Here we focus on the intuition of $W^+$ rather than the exact p-value formula.
6. What does $W^+$ tell us? (intuition)
First, the sum of $n$ ranks $1,2,\dots,n$ is
\[1 + 2 + \cdots + n = \frac{n(n+1)}{2}.\]This is the maximum possible rank sum.
6.1 Three extreme cases
(1) When $\eta_0$ is the true median (ideal case under $H_0$)
If the data are symmetric around $\eta_0$,
- about half of the observations are larger than $\eta_0$,
- the other half are smaller, and
- their ranks are also roughly balanced on both sides.
Then the rank sum on the “positive side” should be around half of the total:
\[W^{+} \approx \frac{1}{2} \times \frac{n(n+1)}{2} = \frac{n(n+1)}{4}.\]So about half of the maximum rank sum is natural in this case.
(2) When $\eta_0$ is much larger than the true median
Imagine all observations lie to the left of $\eta_0$
(i.e., we chose $\eta_0$ far too large).
Then $X_i - \eta_0 < 0$ for all $i$, so
- $\psi(d_i) = 0$ for all $i$
and
\[W^{+} = 0.\]This is the smallest possible value of $W^+$.
(3) When $\eta_0$ is much smaller than the true median
Now imagine all observations lie to the right of $\eta_0$
(i.e., we chose $\eta_0$ far too small).
Then $X_i - \eta_0 > 0$ for all $i$, so
- $\psi(d_i) = 1$ for all $i$
and
\[W^{+} = 1 + 2 + \cdots + n = \frac{n(n+1)}{2}.\]This is the largest possible value of $W^+$.
6.2 Interpretation
Putting this together:
- If $W^+$ is close to 0, or
- if $W^+$ is close to $\dfrac{n(n+1)}{2}$ (its maximum),
then the data are heavily skewed to one side of $\eta_0$. We would say
“It is hard to believe that $\eta_0$ is the true median”
→ we tend to reject $H_0$.
On the other hand,
- if $W^+$ is close to $\dfrac{n(n+1)}{4}$,
the data look fairly symmetric around $\eta_0$, so we may say
“$\eta_0$ is quite plausible as the true median”
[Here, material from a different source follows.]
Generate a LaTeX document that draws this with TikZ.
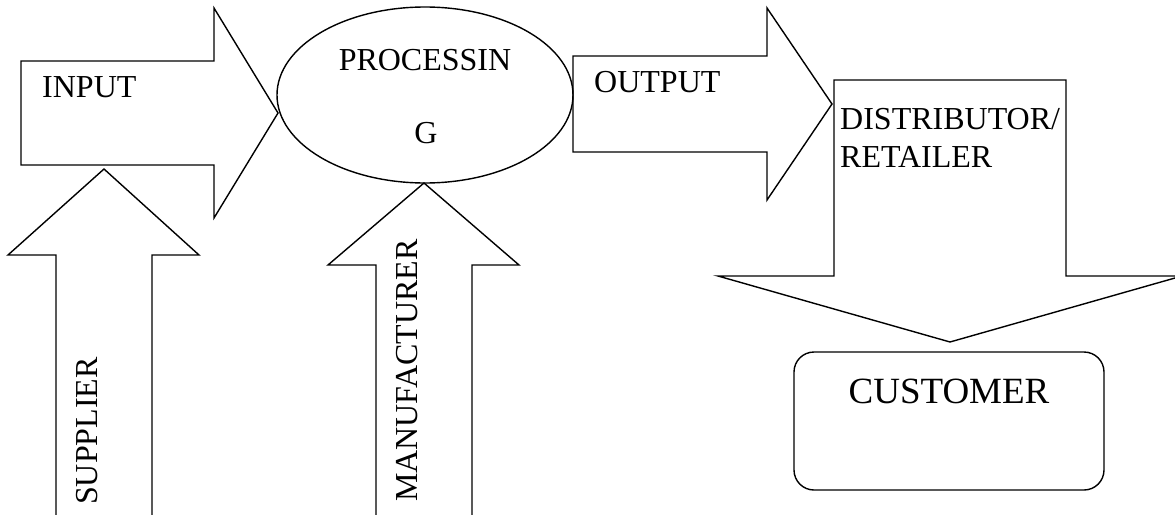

→ we do not reject $H_0$ (we have evidence supporting it).
In practice we compute a p-value using the exact or approximate distribution of $W^+$,
for example $P(W^{+} \ge w_{\text{obs}})$ in a two-sided test.
7. One-sentence summary
The Wilcoxon signed-rank test
looks at the rank sum $W^+$ of observations larger than the hypothesized median $\eta_0$.
If $W^+$ is near the center of its range (≈ $n(n+1)/4$),
$\eta_0$ is consistent with being the true median;
if $W^+$ is near either extreme (0 or the maximum),
we conclude that $\eta_0$ is not the median.
It is thus a nonparametric one-sample test for the median that does not rely on normality.